The practice itself is a full body, all-you-can-eat workout buffet. For the diligent practitioner with the appropriate aspiration it’s the only meditation exercise machine needed for liberation. Like many meditative practices it begins with the aspiration for liberation, and the commitment to the teacher that inspires the suspension of disbelief. It then proceeds through a process of integrating one’s own body with the structure that is being rehabilitated, and the arduous purification of both, until their respective impurities are chiselled, scraped and sanded away. This is suitably back-breaking work. The burden of time and literal or figurative weather on both is no trivial matter to address and rectify.
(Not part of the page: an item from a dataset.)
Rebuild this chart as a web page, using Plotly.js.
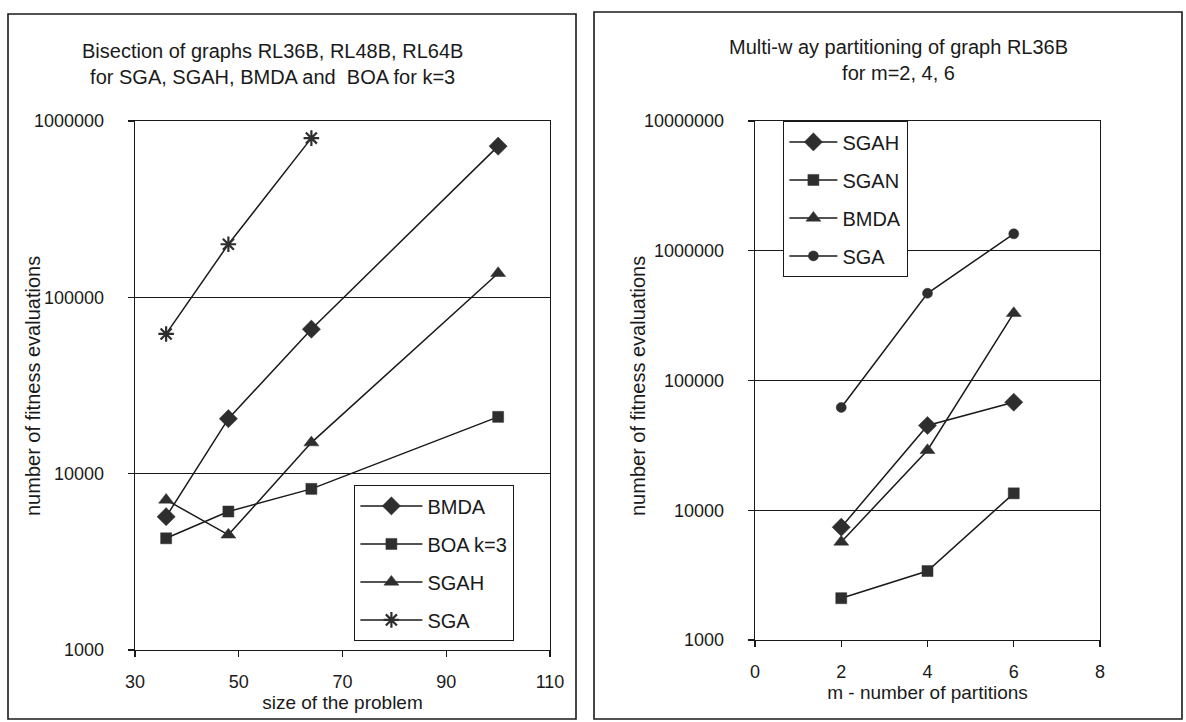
<!DOCTYPE html>
<html>
<head>
<meta charset="utf-8">
<script src="https://cdn.plot.ly/plotly-3.0.1.min.js"></script>
<style>html,body{margin:0;padding:0;background:#fff;}#chart{width:1186px;height:722px;}</style>
</head>
<body>
<div id="chart"></div>
<script>
// ---- Left panel data: bisection ----
const problemSizes = [36, 48, 64, 100];
const bmdaBisection = [5700, 20500, 66000, 720000];
const boaBisection = [4300, 6100, 8200, 21000];
const sgahBisection = [7100, 4500, 15000, 137000];
const sgaSizes = [36, 48, 64];
const sgaBisection = [62000, 200000, 800000];

// ---- Right panel data: multi-way partitioning ----
const partitions = [2, 4, 6];
const sgahMulti = [7400, 45000, 68000];
const sganMulti = [2100, 3400, 13500];
const bmdaMulti = [5700, 29000, 330000];
const sgaMulti = [62000, 470000, 1350000];

const leftTicks = [1000, 10000, 100000, 1000000];
const leftTickText = ['1000', '10000', '100000', '1000000'];
const rightTicks = [1000, 10000, 100000, 1000000, 10000000];
const rightTickText = ['1000', '10000', '100000', '1000000', '10000000'];

const W = 1186, H = 722;
const px = v => v / W;
const py = v => 1 - v / H;
const FONT = 'Liberation Sans, Arial, sans-serif';
const ink = '#1a1a1a';

function tr(x, y, name, symbol, xa, ya, legend, size) {
  const open = symbol.indexOf('open') >= 0;
  return {
    x: x, y: y, name: name, type: 'scatter', mode: 'lines+markers',
    xaxis: xa, yaxis: ya, legend: legend, legendgroup: name + legend,
    line: {color: ink, width: 1.5},
    marker: {symbol: symbol, size: size, color: '#2e2e2e',
             line: {color: open ? ink : '#2e2e2e', width: open ? 2.2 : 0.5}}
  };
}

const data = [
  tr(problemSizes, bmdaBisection, 'BMDA', 'diamond', 'x', 'y', 'legend', 14),
  tr(problemSizes, boaBisection, 'BOA k=3', 'square', 'x', 'y', 'legend', 11),
  tr(problemSizes, sgahBisection, 'SGAH', 'triangle-up', 'x', 'y', 'legend', 13),
  tr(sgaSizes, sgaBisection, 'SGA', 'asterisk-open', 'x', 'y', 'legend', 13),
  tr(partitions, sgahMulti, 'SGAH', 'diamond', 'x2', 'y2', 'legend2', 14),
  tr(partitions, sganMulti, 'SGAN', 'square', 'x2', 'y2', 'legend2', 11),
  tr(partitions, bmdaMulti, 'BMDA', 'triangle-up', 'x2', 'y2', 'legend2', 13),
  tr(partitions, sgaMulti, 'SGA', 'circle', 'x2', 'y2', 'legend2', 10)
];

const axisCommon = {
  showline: true, linecolor: ink, linewidth: 1.4, mirror: true,
  ticks: 'outside', ticklen: 6, tickcolor: ink, tickwidth: 1.3,
  tickfont: {family: FONT, size: 18, color: ink},
  zeroline: false, automargin: false, fixedrange: true
};

const yTitleFont = {family: FONT, size: 20, color: ink};

const layout = {
  width: W, height: H,
  margin: {l: 0, r: 0, t: 0, b: 0},
  paper_bgcolor: '#ffffff', plot_bgcolor: '#ffffff',
  font: {family: FONT, color: ink},
  showlegend: true,
  xaxis: Object.assign({}, axisCommon, {
    domain: [px(135), px(550)], anchor: 'y', range: [30, 110],
    tickvals: [30, 50, 70, 90, 110], showgrid: false, ticklabelstandoff: 9,
    title: {text: 'size of the problem', font: {family: FONT, size: 19, color: ink}, standoff: 3}
  }),
  yaxis: Object.assign({}, axisCommon, {
    domain: [py(650), py(121)], anchor: 'x', type: 'log', range: [3, 6],
    tickvals: leftTicks, ticktext: leftTickText,
    showgrid: true, gridcolor: ink, gridwidth: 1.3, ticklabelstandoff: 20
  }),
  xaxis2: Object.assign({}, axisCommon, {
    domain: [px(755), px(1100)], anchor: 'y2', range: [0, 8],
    tickvals: [0, 2, 4, 6, 8], showgrid: false, ticklabelstandoff: 9,
    title: {text: 'm - number of partitions', font: {family: FONT, size: 19, color: ink}, standoff: 4}
  }),
  yaxis2: Object.assign({}, axisCommon, {
    domain: [py(640), py(121)], anchor: 'x2', type: 'log', range: [3, 7],
    tickvals: rightTicks, ticktext: rightTickText,
    showgrid: true, gridcolor: ink, gridwidth: 1.3, ticklabelstandoff: 20
  }),
  legend: {
    x: px(354), y: py(485), xanchor: 'left', yanchor: 'top',
    bgcolor: '#ffffff', bordercolor: ink, borderwidth: 1.4,
    font: {family: FONT, size: 20, color: ink},
    itemwidth: 62, tracegroupgap: 9, traceorder: 'grouped'
  },
  legend2: {
    x: px(783), y: py(121), xanchor: 'left', yanchor: 'top',
    bgcolor: '#ffffff', bordercolor: ink, borderwidth: 1.4,
    font: {family: FONT, size: 20, color: ink},
    itemwidth: 48, tracegroupgap: 9, traceorder: 'grouped'
  },
  annotations: [
    {text: 'Bisection of graphs RL36B, RL48B, RL64B<br>for SGA, SGAH, BMDA and  BOA for k=3',
     xref: 'paper', yref: 'paper', x: px(272), y: py(38), xanchor: 'center', yanchor: 'top',
     showarrow: false, align: 'center', font: {family: FONT, size: 20, color: ink}},
    {text: 'Multi-w ay partitioning of graph RL36B<br>for m=2, 4, 6',
     xref: 'paper', yref: 'paper', x: px(898), y: py(34), xanchor: 'center', yanchor: 'top',
     showarrow: false, align: 'center', font: {family: FONT, size: 20, color: ink}},
    {text: 'number of fitness evaluations', textangle: -90,
     xref: 'paper', yref: 'paper', x: px(33), y: py(386), xanchor: 'center', yanchor: 'middle',
     showarrow: false, font: yTitleFont},
    {text: 'number of fitness evaluations', textangle: -90,
     xref: 'paper', yref: 'paper', x: px(638), y: py(386), xanchor: 'center', yanchor: 'middle',
     showarrow: false, font: yTitleFont}
  ],
  shapes: [
    {type: 'rect', xref: 'paper', yref: 'paper', x0: px(8), x1: px(576), y0: py(719), y1: py(14),
     line: {color: ink, width: 1.6}},
    {type: 'rect', xref: 'paper', yref: 'paper', x0: px(594), x1: px(1182), y0: py(719), y1: py(12),
     line: {color: ink, width: 1.6}}
  ]
};

Plotly.newPlot('chart', data, layout, {displayModeBar: false, staticPlot: true});
</script>
</body>
</html>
But wait, there’s more. While confronting those impurities, and gradually sanding them away, there is also some serious Mr Miyagi style “wax on, wax off” stuff happening, as the structure and its “sacred geometries” are imprinted upon ones being, thereby triggering the knowledge-base of the primordial depth. Michelangelo didn’t invent these geometries. Like other masters, he simply located where in consciousness the knowledge resided, and so gained access. 

The imprinting of the structure is gradual and subtle. One day, perhaps in contemplation before it, a parallel visualization may pop-up in your mind’s-eye, like a heads-up display, and eventually you’ll learn to manipulate it in space and dimension, enter it, and travel through the worm-hole to realms still unknown, just like the first time you were born.

Powerful stuff indeed, and there are few places on the planet where you can undertake this important and ancient practice, because you need the almost unique combination of tools, teachers, a safe place, and, perhaps most significantly, a supportive sangha to help you make it happen.

This is why it’s so important that we maintain these structures,  and, more importantly, that we provide and support the transmission of these teachings to others of similar aspiration, to maintain within our sangha a body of knowledge to continue this work for the benefit of all beings.